-- Material --
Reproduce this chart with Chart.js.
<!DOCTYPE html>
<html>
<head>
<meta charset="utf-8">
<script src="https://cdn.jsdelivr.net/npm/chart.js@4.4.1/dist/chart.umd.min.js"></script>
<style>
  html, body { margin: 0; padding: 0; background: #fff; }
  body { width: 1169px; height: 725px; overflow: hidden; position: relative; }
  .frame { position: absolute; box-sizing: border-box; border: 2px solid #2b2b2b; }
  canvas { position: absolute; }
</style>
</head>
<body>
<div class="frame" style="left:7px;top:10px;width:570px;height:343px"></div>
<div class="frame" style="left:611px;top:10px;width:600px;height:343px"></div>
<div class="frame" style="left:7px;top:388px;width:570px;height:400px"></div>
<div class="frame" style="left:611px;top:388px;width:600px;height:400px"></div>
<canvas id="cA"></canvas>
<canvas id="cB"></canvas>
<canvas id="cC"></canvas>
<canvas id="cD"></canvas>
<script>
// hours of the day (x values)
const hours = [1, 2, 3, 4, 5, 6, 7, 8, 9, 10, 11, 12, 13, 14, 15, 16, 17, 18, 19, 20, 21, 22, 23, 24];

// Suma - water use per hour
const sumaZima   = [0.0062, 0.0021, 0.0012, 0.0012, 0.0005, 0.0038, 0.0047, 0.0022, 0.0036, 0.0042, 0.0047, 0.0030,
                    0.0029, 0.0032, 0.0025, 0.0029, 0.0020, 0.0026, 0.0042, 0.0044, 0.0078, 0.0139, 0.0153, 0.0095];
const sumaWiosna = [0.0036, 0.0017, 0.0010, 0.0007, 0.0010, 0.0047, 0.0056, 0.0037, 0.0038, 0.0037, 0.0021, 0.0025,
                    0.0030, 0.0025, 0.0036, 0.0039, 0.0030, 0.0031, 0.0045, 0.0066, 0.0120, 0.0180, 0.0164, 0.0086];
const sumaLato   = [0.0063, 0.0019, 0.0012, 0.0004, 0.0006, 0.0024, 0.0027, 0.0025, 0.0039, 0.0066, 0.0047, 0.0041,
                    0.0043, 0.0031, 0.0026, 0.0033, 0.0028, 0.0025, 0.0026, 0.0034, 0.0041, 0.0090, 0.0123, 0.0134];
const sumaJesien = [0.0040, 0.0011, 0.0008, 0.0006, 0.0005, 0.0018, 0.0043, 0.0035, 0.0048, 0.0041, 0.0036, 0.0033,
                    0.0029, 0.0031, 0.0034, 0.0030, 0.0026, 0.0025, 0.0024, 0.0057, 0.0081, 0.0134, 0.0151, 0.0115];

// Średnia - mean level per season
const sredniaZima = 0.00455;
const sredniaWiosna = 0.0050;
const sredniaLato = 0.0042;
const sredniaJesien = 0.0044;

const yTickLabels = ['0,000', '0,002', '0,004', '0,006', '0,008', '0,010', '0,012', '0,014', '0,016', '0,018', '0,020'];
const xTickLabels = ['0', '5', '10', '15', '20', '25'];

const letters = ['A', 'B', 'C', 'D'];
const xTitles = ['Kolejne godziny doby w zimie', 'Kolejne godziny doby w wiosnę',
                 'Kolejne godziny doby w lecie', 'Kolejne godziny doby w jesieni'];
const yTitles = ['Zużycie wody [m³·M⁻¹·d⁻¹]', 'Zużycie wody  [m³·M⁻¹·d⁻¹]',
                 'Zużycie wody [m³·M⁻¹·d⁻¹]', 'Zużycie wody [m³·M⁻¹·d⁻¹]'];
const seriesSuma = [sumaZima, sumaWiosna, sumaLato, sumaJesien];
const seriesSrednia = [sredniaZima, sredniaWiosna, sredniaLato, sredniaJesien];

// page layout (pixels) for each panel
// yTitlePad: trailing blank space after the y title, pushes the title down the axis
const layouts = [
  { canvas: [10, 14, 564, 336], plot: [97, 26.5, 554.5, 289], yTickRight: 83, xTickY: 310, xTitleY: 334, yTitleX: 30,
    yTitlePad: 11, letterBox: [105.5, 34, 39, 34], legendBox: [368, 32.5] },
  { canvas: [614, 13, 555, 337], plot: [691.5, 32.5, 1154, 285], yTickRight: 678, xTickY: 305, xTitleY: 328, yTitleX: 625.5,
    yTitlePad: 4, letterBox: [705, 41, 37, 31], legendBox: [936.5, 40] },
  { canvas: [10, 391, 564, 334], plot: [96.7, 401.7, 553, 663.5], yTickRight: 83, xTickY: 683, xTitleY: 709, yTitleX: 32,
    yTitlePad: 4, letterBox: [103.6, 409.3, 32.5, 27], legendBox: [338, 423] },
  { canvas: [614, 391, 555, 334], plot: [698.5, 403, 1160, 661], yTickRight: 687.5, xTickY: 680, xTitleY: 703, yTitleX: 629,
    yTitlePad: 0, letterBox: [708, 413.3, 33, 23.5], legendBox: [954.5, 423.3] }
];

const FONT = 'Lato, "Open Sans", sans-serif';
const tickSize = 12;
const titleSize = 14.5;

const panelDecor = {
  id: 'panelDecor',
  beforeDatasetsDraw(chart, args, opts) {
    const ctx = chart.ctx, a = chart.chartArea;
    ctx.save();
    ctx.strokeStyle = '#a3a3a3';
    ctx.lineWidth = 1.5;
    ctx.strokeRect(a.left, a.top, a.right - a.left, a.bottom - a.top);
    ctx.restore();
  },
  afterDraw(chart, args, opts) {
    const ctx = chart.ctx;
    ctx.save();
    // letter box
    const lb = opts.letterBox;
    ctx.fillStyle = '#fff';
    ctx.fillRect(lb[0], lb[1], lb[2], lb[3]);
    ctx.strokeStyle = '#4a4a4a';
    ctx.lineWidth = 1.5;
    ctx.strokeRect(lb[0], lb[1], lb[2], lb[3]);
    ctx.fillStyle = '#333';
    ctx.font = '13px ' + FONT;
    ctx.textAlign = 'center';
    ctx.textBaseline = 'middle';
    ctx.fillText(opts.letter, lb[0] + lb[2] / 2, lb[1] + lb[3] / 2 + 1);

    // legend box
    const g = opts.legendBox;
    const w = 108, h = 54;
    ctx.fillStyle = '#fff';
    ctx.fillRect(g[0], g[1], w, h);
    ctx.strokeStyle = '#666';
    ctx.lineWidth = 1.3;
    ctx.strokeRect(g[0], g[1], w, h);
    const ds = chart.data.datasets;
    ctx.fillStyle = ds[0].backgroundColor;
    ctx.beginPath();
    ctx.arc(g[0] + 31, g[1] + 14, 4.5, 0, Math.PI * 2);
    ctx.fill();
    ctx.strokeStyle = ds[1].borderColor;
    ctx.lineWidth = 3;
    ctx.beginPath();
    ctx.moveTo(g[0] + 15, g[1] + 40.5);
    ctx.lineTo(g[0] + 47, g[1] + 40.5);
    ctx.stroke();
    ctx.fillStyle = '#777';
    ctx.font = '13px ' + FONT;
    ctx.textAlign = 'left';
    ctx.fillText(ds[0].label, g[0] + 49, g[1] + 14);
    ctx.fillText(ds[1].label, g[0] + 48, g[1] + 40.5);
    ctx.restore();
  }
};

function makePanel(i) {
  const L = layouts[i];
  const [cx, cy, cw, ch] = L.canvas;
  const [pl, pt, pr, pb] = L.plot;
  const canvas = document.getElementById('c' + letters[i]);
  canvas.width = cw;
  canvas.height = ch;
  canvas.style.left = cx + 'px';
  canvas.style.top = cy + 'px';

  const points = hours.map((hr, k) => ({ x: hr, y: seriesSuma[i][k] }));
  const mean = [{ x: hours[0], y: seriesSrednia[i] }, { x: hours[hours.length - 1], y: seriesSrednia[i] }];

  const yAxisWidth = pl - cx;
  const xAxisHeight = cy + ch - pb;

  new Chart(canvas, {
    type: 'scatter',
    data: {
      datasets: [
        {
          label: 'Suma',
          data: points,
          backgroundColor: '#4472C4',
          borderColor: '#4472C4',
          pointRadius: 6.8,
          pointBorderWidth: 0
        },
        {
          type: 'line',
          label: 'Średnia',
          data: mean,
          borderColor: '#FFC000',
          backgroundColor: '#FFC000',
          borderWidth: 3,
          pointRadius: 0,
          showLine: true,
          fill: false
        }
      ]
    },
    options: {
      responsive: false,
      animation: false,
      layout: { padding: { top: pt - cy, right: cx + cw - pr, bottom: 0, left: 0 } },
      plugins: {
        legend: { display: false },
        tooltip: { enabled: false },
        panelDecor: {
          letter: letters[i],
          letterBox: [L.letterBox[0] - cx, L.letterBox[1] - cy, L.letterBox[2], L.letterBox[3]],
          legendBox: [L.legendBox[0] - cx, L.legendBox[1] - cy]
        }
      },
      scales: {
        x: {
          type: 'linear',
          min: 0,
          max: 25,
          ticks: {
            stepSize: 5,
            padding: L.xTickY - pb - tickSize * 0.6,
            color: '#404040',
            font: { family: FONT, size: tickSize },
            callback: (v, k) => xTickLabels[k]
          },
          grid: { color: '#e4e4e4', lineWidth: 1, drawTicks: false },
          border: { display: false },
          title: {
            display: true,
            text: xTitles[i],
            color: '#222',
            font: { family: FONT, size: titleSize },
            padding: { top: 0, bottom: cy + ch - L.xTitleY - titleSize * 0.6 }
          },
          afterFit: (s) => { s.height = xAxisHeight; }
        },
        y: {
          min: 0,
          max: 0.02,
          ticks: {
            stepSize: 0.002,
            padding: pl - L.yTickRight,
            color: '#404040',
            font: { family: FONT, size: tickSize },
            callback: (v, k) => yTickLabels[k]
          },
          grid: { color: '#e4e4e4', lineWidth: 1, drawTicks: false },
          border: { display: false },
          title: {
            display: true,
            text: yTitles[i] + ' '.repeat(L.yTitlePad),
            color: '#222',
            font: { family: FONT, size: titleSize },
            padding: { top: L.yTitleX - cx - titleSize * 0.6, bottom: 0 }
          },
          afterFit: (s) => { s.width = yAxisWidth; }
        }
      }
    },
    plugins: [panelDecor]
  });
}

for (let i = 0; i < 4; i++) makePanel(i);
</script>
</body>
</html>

-- The exercise --
All lines from the beginning of the material above through the one with "22, 23, 24];" need to be returned exactly; please return those and only those.

-- The response --
Reproduce this chart with Chart.js.
<!DOCTYPE html>
<html>
<head>
<meta charset="utf-8">
<script src="https://cdn.jsdelivr.net/npm/chart.js@4.4.1/dist/chart.umd.min.js"></script>
<style>
  html, body { margin: 0; padding: 0; background: #fff; }
  body { width: 1169px; height: 725px; overflow: hidden; position: relative; }
  .frame { position: absolute; box-sizing: border-box; border: 2px solid #2b2b2b; }
  canvas { position: absolute; }
</style>
</head>
<body>
<div class="frame" style="left:7px;top:10px;width:570px;height:343px"></div>
<div class="frame" style="left:611px;top:10px;width:600px;height:343px"></div>
<div class="frame" style="left:7px;top:388px;width:570px;height:400px"></div>
<div class="frame" style="left:611px;top:388px;width:600px;height:400px"></div>
<canvas id="cA"></canvas>
<canvas id="cB"></canvas>
<canvas id="cC"></canvas>
<canvas id="cD"></canvas>
<script>
// hours of the day (x values)
const hours = [1, 2, 3, 4, 5, 6, 7, 8, 9, 10, 11, 12, 13, 14, 15, 16, 17, 18, 19, 20, 21, 22, 23, 24];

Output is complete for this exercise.